While it is not nearly as bad as its ranking in the box office performance, The Flash either needed to be special or reset everything that came before it to pull in audiences. It did neither, and it is now boasting the worst-ever 2nd-weekend box office drop in DC history.
Strike three.
How Bad Was the Recent DCEU Movie Streak?
"Superhero fatigue" is one of the latest buzzwords for whiz-bang fandom. The idea is that with the lost year of 2020 and the overcorrection of volume for superhero movies, people are not as interested as they once were.
Since 2022, there have been 12 superhero movies released in theaters. Black Adam, Shazam! Fury of the Gods, and The Flash will join Morbius and DC: League of Super Pets as the only movies to not cross $400 million at the global box office.

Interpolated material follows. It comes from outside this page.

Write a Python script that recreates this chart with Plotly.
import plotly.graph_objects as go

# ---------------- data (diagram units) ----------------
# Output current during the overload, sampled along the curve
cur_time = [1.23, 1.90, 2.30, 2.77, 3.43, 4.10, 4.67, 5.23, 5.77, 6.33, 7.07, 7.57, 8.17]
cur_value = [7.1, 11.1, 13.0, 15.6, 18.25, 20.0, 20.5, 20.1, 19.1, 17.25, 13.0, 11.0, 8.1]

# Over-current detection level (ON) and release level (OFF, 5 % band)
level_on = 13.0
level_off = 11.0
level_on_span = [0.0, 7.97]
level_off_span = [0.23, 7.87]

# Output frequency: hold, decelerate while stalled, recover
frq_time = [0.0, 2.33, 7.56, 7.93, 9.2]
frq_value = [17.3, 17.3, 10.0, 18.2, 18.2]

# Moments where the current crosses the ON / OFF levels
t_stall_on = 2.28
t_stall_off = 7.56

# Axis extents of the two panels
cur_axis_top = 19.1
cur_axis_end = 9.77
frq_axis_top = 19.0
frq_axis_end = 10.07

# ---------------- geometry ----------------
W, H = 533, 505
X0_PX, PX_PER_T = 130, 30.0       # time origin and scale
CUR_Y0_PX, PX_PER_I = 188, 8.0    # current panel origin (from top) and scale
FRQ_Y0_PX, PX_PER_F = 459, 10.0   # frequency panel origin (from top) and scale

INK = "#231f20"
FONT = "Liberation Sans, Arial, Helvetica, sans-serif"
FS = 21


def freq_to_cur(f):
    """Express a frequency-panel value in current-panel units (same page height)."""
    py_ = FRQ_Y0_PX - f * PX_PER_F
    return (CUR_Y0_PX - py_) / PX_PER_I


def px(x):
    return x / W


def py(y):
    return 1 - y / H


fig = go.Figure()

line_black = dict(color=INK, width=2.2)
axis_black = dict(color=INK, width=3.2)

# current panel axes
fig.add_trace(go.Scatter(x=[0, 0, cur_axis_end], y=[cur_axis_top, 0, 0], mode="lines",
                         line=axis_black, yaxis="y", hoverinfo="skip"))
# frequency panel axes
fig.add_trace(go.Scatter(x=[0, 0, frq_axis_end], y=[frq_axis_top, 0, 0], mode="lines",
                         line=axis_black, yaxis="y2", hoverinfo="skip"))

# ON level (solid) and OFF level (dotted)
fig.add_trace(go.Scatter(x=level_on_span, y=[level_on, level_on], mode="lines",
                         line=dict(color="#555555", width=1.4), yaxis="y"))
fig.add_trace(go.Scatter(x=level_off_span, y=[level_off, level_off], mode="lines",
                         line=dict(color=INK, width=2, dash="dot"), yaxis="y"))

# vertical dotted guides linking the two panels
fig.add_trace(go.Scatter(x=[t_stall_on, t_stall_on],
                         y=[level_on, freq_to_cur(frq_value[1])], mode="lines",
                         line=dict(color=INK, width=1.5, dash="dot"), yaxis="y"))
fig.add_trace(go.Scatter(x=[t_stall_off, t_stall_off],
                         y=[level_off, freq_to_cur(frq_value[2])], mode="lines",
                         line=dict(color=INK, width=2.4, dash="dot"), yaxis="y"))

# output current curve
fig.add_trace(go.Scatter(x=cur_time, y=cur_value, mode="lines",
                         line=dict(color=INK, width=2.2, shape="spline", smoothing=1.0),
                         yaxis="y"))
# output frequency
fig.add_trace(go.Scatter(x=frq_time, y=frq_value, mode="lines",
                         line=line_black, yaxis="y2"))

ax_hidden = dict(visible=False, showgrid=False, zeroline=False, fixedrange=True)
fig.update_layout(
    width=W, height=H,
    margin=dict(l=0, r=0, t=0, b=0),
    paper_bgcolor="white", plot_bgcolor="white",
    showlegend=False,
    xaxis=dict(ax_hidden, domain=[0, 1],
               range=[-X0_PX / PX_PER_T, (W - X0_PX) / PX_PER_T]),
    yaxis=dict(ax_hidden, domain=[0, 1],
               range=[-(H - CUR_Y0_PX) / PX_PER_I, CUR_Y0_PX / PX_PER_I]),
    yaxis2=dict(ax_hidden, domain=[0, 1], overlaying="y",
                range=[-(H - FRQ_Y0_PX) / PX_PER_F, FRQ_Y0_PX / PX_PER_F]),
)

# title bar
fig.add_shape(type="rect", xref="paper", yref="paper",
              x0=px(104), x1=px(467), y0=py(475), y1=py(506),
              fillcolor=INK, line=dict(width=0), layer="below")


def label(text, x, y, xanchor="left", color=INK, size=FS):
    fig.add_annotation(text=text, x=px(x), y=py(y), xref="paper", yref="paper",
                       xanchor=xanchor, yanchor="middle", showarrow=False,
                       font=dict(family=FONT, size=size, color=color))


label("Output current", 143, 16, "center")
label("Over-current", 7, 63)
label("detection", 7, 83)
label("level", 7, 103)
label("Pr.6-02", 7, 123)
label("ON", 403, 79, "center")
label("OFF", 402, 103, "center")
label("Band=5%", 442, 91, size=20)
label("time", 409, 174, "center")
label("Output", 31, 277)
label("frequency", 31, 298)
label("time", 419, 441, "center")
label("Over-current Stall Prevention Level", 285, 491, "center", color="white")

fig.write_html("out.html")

In fact, those three movies will join Ant-Man and The Wasp: Quatumania as the only live-action superhero movies to fall below $700 million.

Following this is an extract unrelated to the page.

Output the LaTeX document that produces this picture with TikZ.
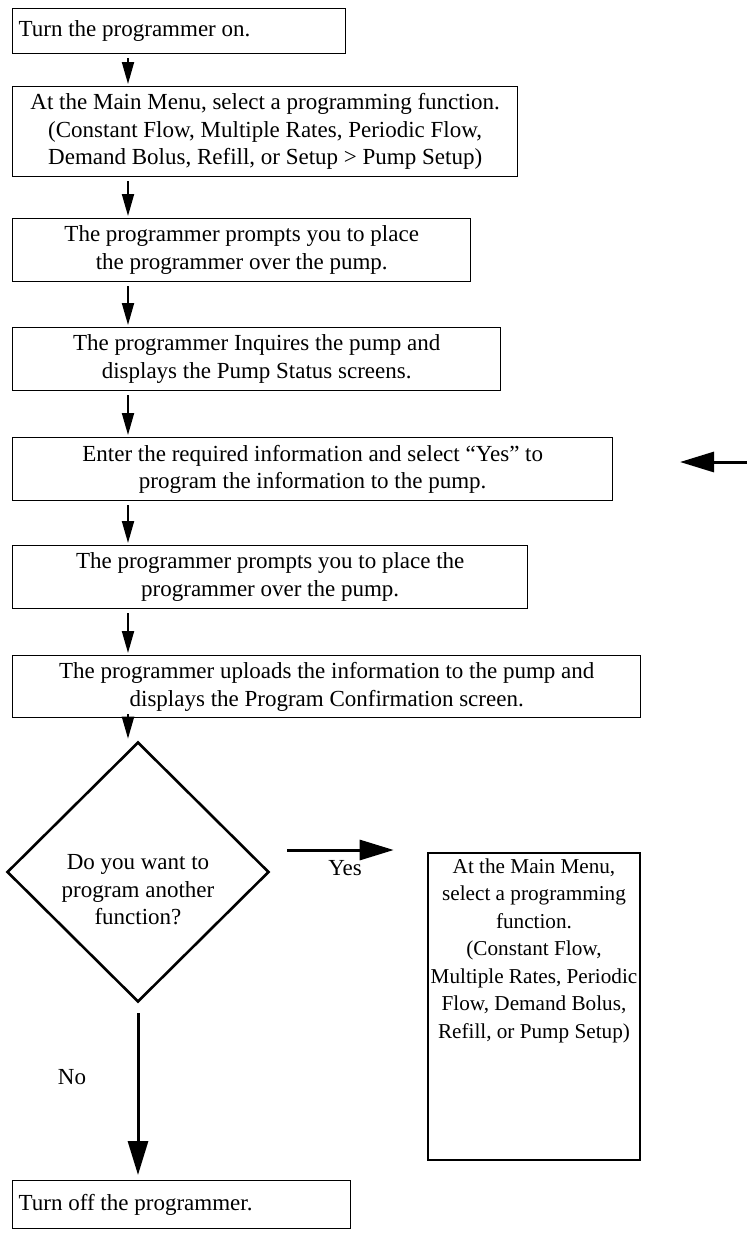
\documentclass[tikz,border=0pt]{standalone}
\usepackage{fontspec}
\setmainfont{Liberation Serif}
\usetikzlibrary{arrows.meta,shapes.geometric,positioning}

\newcommand{\stepfont}{\fontsize{11.5pt}{13.75pt}\selectfont}
\newcommand{\selfont}{\fontsize{10.6pt}{13.75pt}\selectfont}

\begin{document}
\begin{tikzpicture}[x=0.5pt, y=-0.5pt,
		stepbox/.style={draw, line width=0.7pt, inner sep=0pt, align=center,
			font=\stepfont, anchor=north west},
		endbox/.style={stepbox, align=flush left, inner xsep=3pt},
		decision/.style={draw, diamond, line width=1.3pt, inner sep=0pt,
			minimum width=131pt, minimum height=130pt},
		selbox/.style={draw, line width=1.3pt, inner sep=0pt, font=\selfont},
		flow/.style={line width=1pt, -{Triangle[length=11pt,width=6pt]},
			shorten <=2pt, shorten >=1pt},
		bigflow/.style={line width=1.5pt, -{Triangle[length=17pt,width=10pt]}},
		answer/.style={font=\stepfont}
		]
	\useasboundingbox (0,0) rectangle (747,1260);
	\coordinate (axis) at (128,0);

	\node [endbox, minimum width=166.5pt, minimum height=22.5pt, text width=160.5pt] (on) at (12,8)
		{Turn the programmer on.};
	\node [stepbox, minimum width=252.5pt, minimum height=45pt] (menu) at (12,86)
		{At the Main Menu, select a programming function.\\
		 (Constant Flow, Multiple Rates, Periodic Flow,\\
		 Demand Bolus, Refill, or Setup > Pump Setup)};
	\node [stepbox, minimum width=229pt, minimum height=31.5pt] (place1) at (12,218)
		{The programmer prompts you to place\\ the programmer over the pump.};
	\node [stepbox, minimum width=244pt, minimum height=31.5pt] (inquire) at (12,327)
		{The programmer Inquires the pump and\\ displays the Pump Status screens.};
	\node [stepbox, minimum width=300pt, minimum height=31.5pt] (enter) at (12,437)
		{Enter the required information and select “Yes” to\\ program the information to the pump.};
	\node [stepbox, minimum width=257.5pt, minimum height=31.5pt] (place2) at (12,545)
		{The programmer prompts you to place the\\ programmer over the pump.};
	\node [stepbox, minimum width=314pt, minimum height=31pt] (upload) at (12,655)
		{The programmer uploads the information to the pump and\\ displays the Program Confirmation screen.};

	% decision and the two answers
	\node [decision, label={[font=\stepfont, align=center, yshift=-9pt]center:Do you want to\\ program another\\ function?}] (dec) at (138,872) {};
	\node [selbox, minimum width=106pt, minimum height=153.5pt] (sel) at (534,1006.5)
		{\parbox[c][150pt][t]{105pt}{\centering\vspace*{1pt}At the Main Menu,\\ select a programming\\ function.\\
		 (Constant Flow,\\ Multiple Rates, Periodic\\ Flow, Demand Bolus,\\ Refill, or Pump Setup)}};
	\node [endbox, minimum width=169pt, minimum height=24pt, text width=163pt] (off) at (12,1180)
		{Turn off the programmer.};
	\node [answer] (yes) at (345,868) {Yes};
	\node [answer] (no) at (72,1077) {No};

	\draw [flow] (on.south -| axis) -- (menu.north -| axis);
	\draw [flow] (menu.south -| axis) -- (place1.north -| axis);
	\draw [flow] (place1.south -| axis) -- (inquire.north -| axis);
	\draw [flow] (inquire.south -| axis) -- (enter.north -| axis);
	\draw [flow] (enter.south -| axis) -- (place2.north -| axis);
	\draw [flow] (place2.south -| axis) -- (upload.north -| axis);
	\draw [flow] (upload.south -| axis) -- (dec.north -| axis);

	\coordinate (yesstart) at ([shift={(17,-22)}]dec.east);
	\draw [bigflow, shorten >=16.5pt] (yesstart) -- (yesstart -| sel.west);
	\draw [bigflow, shorten <=5pt, shorten >=2.5pt] (dec.south) -- (off.north -| dec.south);

	% arrow coming back from the right edge
	\coordinate (loopin) at (747,462);
	\coordinate (loopend) at (680,462);
	\draw [bigflow] (loopin) -- (loopend);
\end{tikzpicture}
\end{document}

With Black Adam and The Flash owning budgets north of $200 million, the final stretch for the DCEU post-James Gunn announcement could not have gone worse. Fans feel like the trust in this franchise is worse than ever, and that is saying something.
Think about it: for all intents and purposes, The Flash was marketed as the Batman version of Spider-Man: No Way Home. To apply that to an exercise, if one were to consider The Flash a "Batman movie," it is dangerously close to becoming the worst-performing "Batman movie" since 1992's Batman Returns, which was the third highest-grossing movie that year.
What Is Next For DC Studios?
With Blue Beetle and Aquaman 2 on the horizon, Warner Bros. Discovery is in an impossible position. The projected budget for those movies is $120 million and $205 million, respectively.
Say, hypothetically, DC punts and decides not to release those movies in fear of further hurting the already broken DC Studios reputation. It would lose roughly $385 million on production for both and marketing for Blue Beetle.
If everything is released, those movies would need to gross $650 million collectively to turn a profit for the studio. Black Adam, Shazam! 2, and the highest current projections for The Flash will have gained an average of $309 million. This means that if things continue the way they are going, it would be a rough $32 million loss for Warner Bros. Discovery.
These estimated numbers raise this question: is the potential reputational damage of two more flops for DC Studios worth the -$350 million difference between not releasing the movies at all and punting to a fully rebooted DCU?
Keep in mind, this is the same studio that willingly ate roughly $90 million so that Batgirl never saw the light of day in favor of "the brand."
Superhero fatigue is real if the movies are not good. There is no reason for anyone, analyst or otherwise, to believe Blue Beetle and Aquaman 2 will do any better than the DCEU's latest.
For anyone who thinks 2017's Aquaman reaching $1 billion is a saving grace, The Flash had two Batmen and an endorsement from Tom Cruise. Nothing is safe with the DC Extended Universe.